Mr. Bush authorized releases of crude oil to refineries in the Gulf Coast area after Hurricanes Lili in 2002, Ivan in 2004, Katrina in 2005 and Gustav and Ike in 2008. Mr. Bush and Mr. Clinton also loaned crude oil to Gulf refineries after barge accidents and ship channel closures temporarily blocked the shipment of crude supplies.
Mr. Shages said the previous two administrations established a pattern of deploying the reserves more frequently and for smaller local emergencies than originally envisioned by authors of the law, thereby establishing precedents that Mr. Obama seeks to build on in creating regional gasoline reserves.
Little opposition seen
The Obama administration’s new direction for the petroleum reserve program for the most part is being carried out quietly, without strenuous or vocal opposition from Congress. Democrats have enthusiastically endorsed the idea of setting up regional gasoline reserves to help their constituents in times of dire need.
House Republicans on the Energy & Commerce Committee have raised questions about what legal authority the department is drawing on in setting up the gasoline reserves as well as the use of “test” oil sales from the petroleum reserves to fund the new gasoline storage sites. The last time the department conducted any test sales was in 1990.
But Republicans have not sought to obstruct the department’s work and have only sought written explanations and congressional briefings providing more details about the department’s plans.
A letter from Energy & Commerce Committee Chairman Fred Upton, Michigan Republican, seeking more information from Mr. Moniz this spring noted that the gasoline reserves were not authorized or funded in the department’s appropriations bill this year or last. Private analysts say that the administration apparently used about $200 million from the $500 million test sale to fund the Northeast gasoline reserve. The department announced plans to create the reserve shortly after conducting the sale.
That leaves about $300 million from the oil sale that the administration could possibly use to set up additional regional gasoline reserves, private analysts say.
Still, despite raising some pointed questions about this unorthodox method of funding the new program and other aspects of the administration’s plans, the committee Republicans did not say they opposed the gasoline project or would raise obstacles to completing it.
New York Sen. Charles E. Schumer and other Democrats credit the administration with using “foresight and purpose” to take action to protect the public during fuel emergencies.
“The sudden, massive gas supply shortage after Superstorm Sandy resulted in interminable lines, panic and delivered a gutshot to the region’s economy,” the New York Democrat said. “That’s why we called for regionally placed reserves to ensure an uninterrupted fuel supply in the event of future storms like Sandy.”
Democrats in Congress have long sought more flexible policies that allow use of the petroleum reserves, for example, to quell temporary gas price spikes that often occur in the spring and summertime in the U.S.
While the gasoline reserve project was praised in Democratic quarters, it got a cool reception from some in the gasoline industry, who view it as governmental interference and competition with the private sector.
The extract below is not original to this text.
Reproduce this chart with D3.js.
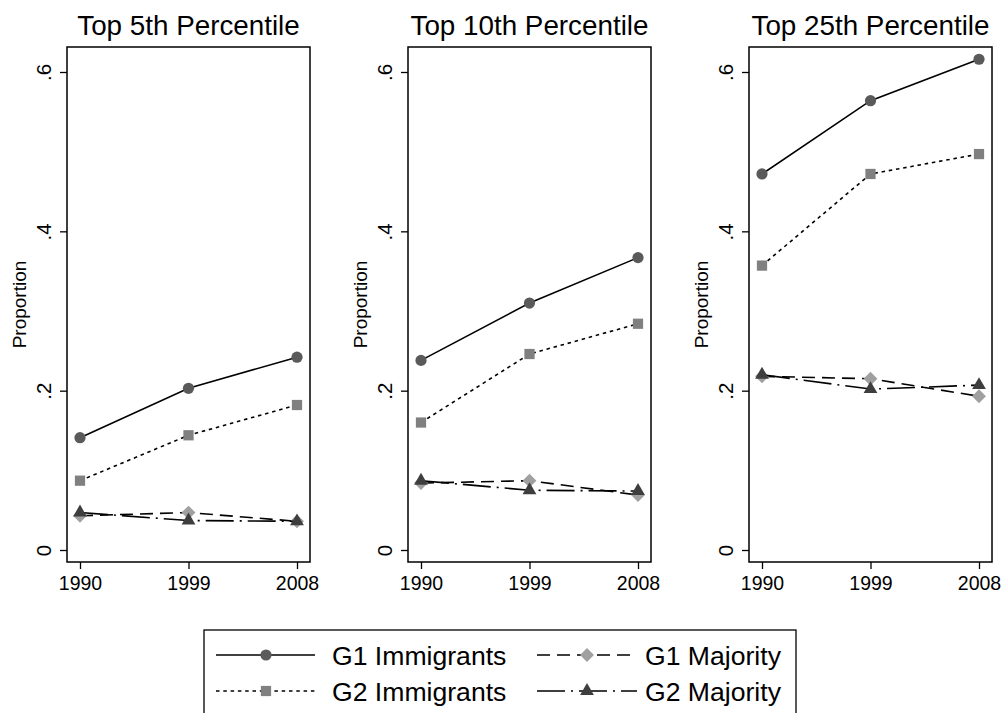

An analysis by ClearView Energy Partners noted that President Clinton’s heating oil reserve had the effect of discouraging businesses from accumulating private stockpiles, and thus did little to increase energy reserves or security overall. It said the creation of gasoline reserves might have a similar effect, driving down private stockpiles of gasoline.
Refiners in the Northeast region currently hold nearly 54 million barrels in gasoline stocks, a sizable cushion representing 24.4 days of supply that the energy firm said could grow thinner with the availability of the government reserves.
The department insists that it only intends to store enough gasoline to use in unforeseen emergencies and is not designing the gasoline reserve program to replace private stockpiles or deter refineries from keeping ample backup supplies on hand.